## The Source of Anomalies

Real data sets are plagued by the disruptive presence of artifacts. Spike like responses can result from any number of electronic, physical, or social phenomena. Digital gain can change dramatically with temperature or electron tunneling. Physical effects like unpredictable radiation bursts (solar activity), flash weather, and geometric specular points and glint (peak surface reflection) all contribute to edge data. Social spikes occur when a novel message virally spreads from a few sources to saturation levels in a short period of time.

## Edge Points Dominate Statistical Representations

Much of research is spent improving models and reducing the impact of anomalous measurements. If special care isn't taken to minimize the impact of spikes, iterative estimates based on models will divert from true state. System models completely break down in the presence of severe artifacts.

Note that if you're interested in identifying spikes, ameliorating their impact on distributions will only help them stand out. Most estimation techniques have predictable degradation with the number and size of artifacts. Take for example the mean of 4 numbers. Given the points [4,4,4,100] it's easy for us to see that the point 100 stands out as an anomaly. The mean without that value is 4 but with it the mean is 28. The variance is 0 without the outlier, and quite large with it**.

## A Different Way of Looking at Data

Another statistical representation is available which is less susceptible to outliers, namely Robust Statistics. Instead of characterizing data sets with means and variances^, the set of data is represented by a median, and the median of the absolute median deviations. These measures are insensitive to outliers which can dominate standard sample estimates. For the example above 4,4,4,100 the median is 4 (it's also the mode). The median absolute deviations are 0,0,0,96. The median of these deviations is 0. So if the point 100 were truly and anomaly, applying robust statistics allows us to characterize the rest of the data fairly well.

## What about Anomalies that are a Signal of Systematic Change?

While the occasional spike can ruin a good estimate (or a tire) a significant presence of outliers is something most geeks want to know about, understand, and characterize.

One of the examples I mentioned earlier was social spikes. Studying networks and messages for these types of spikes can be highly lucrative when optimizing broadcast efficiency.

Examples or Hypothesized Conditional Social Sharing Patterns:

- A great many hackers make git repo commits late at night
- People may be more likely to share an interesting article at certain times of the day (pre-work or lunchtime)
- Video and image sharing may dominate late night activity based on folks winding down
- Stimulating articles may have greater attention saturation in the early morning
- An intriguing app released at SXSW gives the early adopting conference goers something new to talk about

Specific topics have a stronger viral coefficient based on their content, location, day, time, and the early audience of their release.

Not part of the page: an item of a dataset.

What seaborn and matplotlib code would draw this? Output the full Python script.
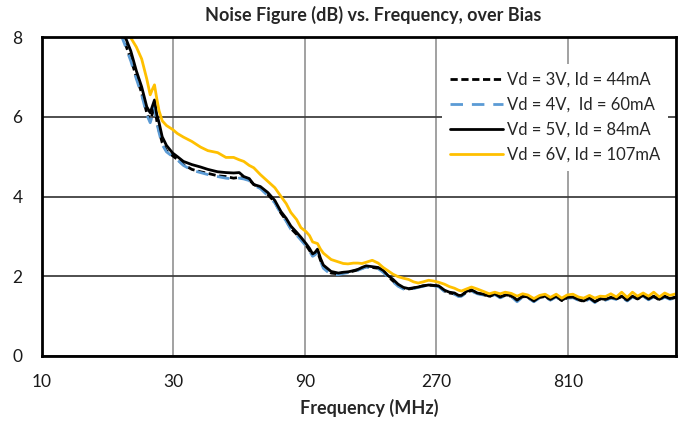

The onset of network spikes is of critical importance. Conditionally weighting the factors that contribute to communication avalanches helps us model and understand them. In this case we want to pay particular attention to the onset of message storms. Estimation techniques which are insensitive to early spikes conceal emerging trends with their steady performance until they catastrophically break down. The normalized measurement of traffic would be like a delta function when looked through the eyes of robust statistics. Understanding attention and influence will require careful analysis of both content and environment (location, day, time, early points of contact).

## Multiple Estimation Models

A series of models may aid in understanding emerging trends. A first order application of robust statistics will clearly pick up early outliers but not characterize their distribution. A secondary (or tertiary, etc) estimation model can begin characterizing outliers and separate them to avoid catastrophic failure for the first model. As the number of system models increase the degrees of freedom are extended. A balancing pressure which penalizes the presence of secondary models is required to remove redundant models when no longer necessary.

Notes:

*= Least Squares is an estimation technique that minimizes the sum squared error. Alternative estimates may be L1 Norm which work with absolute values much like Robust Statistics (equivalent?)

^= Means and variances (overall or by cluster for multimodal data) are ideal for Gaussian distributions which are common in many signal processing applications

**= variance of 4,4,4,100 is 1728 or 2304 depending on whether you normalize by N or N-1. 1/3 or 1/4 of (24*24 + 24*24 + 24*24 + 72*72). By definition it's N-1 but for most large data sets the difference is negligible.